» **Task to complete**
Quote every line below exactly and skip any picture.

» **Data lines**

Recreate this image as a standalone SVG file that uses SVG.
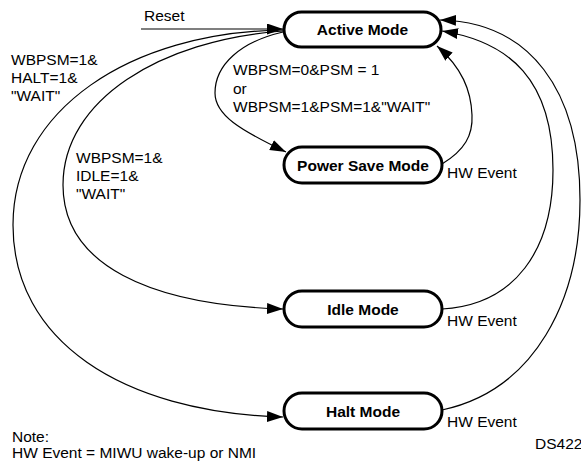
<svg xmlns="http://www.w3.org/2000/svg" width="581" height="463" viewBox="0 0 581 463">
<style>
text{font-family:"Liberation Sans",Arial,sans-serif;font-size:15.5px;fill:#000}
.n rect{fill:#fff;stroke:#000;stroke-width:3}
.n text{font-weight:bold;text-anchor:middle}
.c path,.c line{fill:none;stroke:#000;stroke-width:1.2}
</style>
<defs>
<marker id="ah" markerUnits="userSpaceOnUse" markerWidth="17" markerHeight="12" refX="16" refY="5.5" orient="auto">
<path d="M0,0 L16,5.5 L0,11 z" fill="#000"/>
</marker>
</defs>
<rect width="581" height="463" fill="#fff"/>
<g class="c" id="connectors">
<line x1="141" y1="29" x2="283" y2="29" marker-end="url(#ah)"/>
<path d="M283,30 C130,32 13,110 13,225 C13,340 120,412 283,417" marker-end="url(#ah)"/>
<path d="M283,31 C160,40 63,100 63,185 C63,265 150,305 283,309" marker-end="url(#ah)"/>
<path d="M283,32 C240,42 215,65 215,93 C215,115 240,130 286,152" marker-end="url(#ah)"/>
<path d="M442,164 C465,150 473,135 472,115 C471,90 462,68 437,46" marker-end="url(#ah)"/>
<path d="M442,309 C515,305 553,250 553,170 C553,80 510,42 442,31" marker-end="url(#ah)"/>
<path d="M442,410 C535,390 580,300 580,200 C580,90 530,22 440,20" marker-end="url(#ah)"/>
</g>
<g class="n" id="active"><rect x="284" y="12" width="157" height="35" rx="17.5"/><text x="362.5" y="35">Active Mode</text></g>
<g class="n" id="powersave"><rect x="284" y="147" width="158" height="36" rx="18"/><text x="363" y="171">Power Save Mode</text></g>
<g class="n" id="idle"><rect x="284" y="291" width="158" height="36" rx="18"/><text x="363" y="315">Idle Mode</text></g>
<g class="n" id="halt"><rect x="284" y="393" width="158" height="36" rx="18"/><text x="363" y="417">Halt Mode</text></g>
<g id="labels">
<text x="144" y="21">Reset</text>
<text x="11" y="65">WBPSM=1&amp;</text>
<text x="11" y="83">HALT=1&amp;</text>
<text x="11" y="101">"WAIT"</text>
<text x="233" y="75">WBPSM=0&amp;PSM = 1</text>
<text x="233" y="94">or</text>
<text x="233" y="112">WBPSM=1&amp;PSM=1&amp;"WAIT"</text>
<text x="76" y="163">WBPSM=1&amp;</text>
<text x="76" y="181">IDLE=1&amp;</text>
<text x="76" y="199">"WAIT"</text>
<text x="447" y="178">HW Event</text>
<text x="447" y="326">HW Event</text>
<text x="447" y="427">HW Event</text>
<text x="12" y="442">Note:</text>
<text x="12" y="458">HW Event = MIWU wake-up or NMI</text>
<text x="535" y="449">DS422</text>
</g>
</svg>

» **Task answer**
Recreate this image as a standalone SVG file that uses SVG.
<svg xmlns="http://www.w3.org/2000/svg" width="581" height="463" viewBox="0 0 581 463">
<style>
text{font-family:"Liberation Sans",Arial,sans-serif;font-size:15.5px;fill:#000}
.n rect{fill:#fff;stroke:#000;stroke-width:3}
.n text{font-weight:bold;text-anchor:middle}
.c path,.c line{fill:none;stroke:#000;stroke-width:1.2}
</style>
<defs>
<marker id="ah" markerUnits="userSpaceOnUse" markerWidth="17" markerHeight="12" refX="16" refY="5.5" orient="auto">
<path d="M0,0 L16,5.5 L0,11 z" fill="#000"/>
</marker>
</defs>
<rect width="581" height="463" fill="#fff"/>
<g class="c" id="connectors">
<line x1="141" y1="29" x2="283" y2="29" marker-end="url(#ah)"/>
<path d="M283,30 C130,32 13,110 13,225 C13,340 120,412 283,417" marker-end="url(#ah)"/>
<path d="M283,31 C160,40 63,100 63,185 C63,265 150,305 283,309" marker-end="url(#ah)"/>
<path d="M283,32 C240,42 215,65 215,93 C215,115 240,130 286,152" marker-end="url(#ah)"/>
<path d="M442,164 C465,150 473,135 472,115 C471,90 462,68 437,46" marker-end="url(#ah)"/>
<path d="M442,309 C515,305 553,250 553,170 C553,80 510,42 442,31" marker-end="url(#ah)"/>
<path d="M442,410 C535,390 580,300 580,200 C580,90 530,22 440,20" marker-end="url(#ah)"/>
</g>
<g class="n" id="active"><rect x="284" y="12" width="157" height="35" rx="17.5"/><text x="362.5" y="35">Active Mode</text></g>
<g class="n" id="powersave"><rect x="284" y="147" width="158" height="36" rx="18"/><text x="363" y="171">Power Save Mode</text></g>
<g class="n" id="idle"><rect x="284" y="291" width="158" height="36" rx="18"/><text x="363" y="315">Idle Mode</text></g>
<g class="n" id="halt"><rect x="284" y="393" width="158" height="36" rx="18"/><text x="363" y="417">Halt Mode</text></g>
<g id="labels">
<text x="144" y="21">Reset</text>
<text x="11" y="65">WBPSM=1&amp;</text>
<text x="11" y="83">HALT=1&amp;</text>
<text x="11" y="101">"WAIT"</text>
<text x="233" y="75">WBPSM=0&amp;PSM = 1</text>
<text x="233" y="94">or</text>
<text x="233" y="112">WBPSM=1&amp;PSM=1&amp;"WAIT"</text>
<text x="76" y="163">WBPSM=1&amp;</text>
<text x="76" y="181">IDLE=1&amp;</text>
<text x="76" y="199">"WAIT"</text>
<text x="447" y="178">HW Event</text>
<text x="447" y="326">HW Event</text>
<text x="447" y="427">HW Event</text>
<text x="12" y="442">Note:</text>
<text x="12" y="458">HW Event = MIWU wake-up or NMI</text>
<text x="535" y="449">DS422</text>
</g>
</svg>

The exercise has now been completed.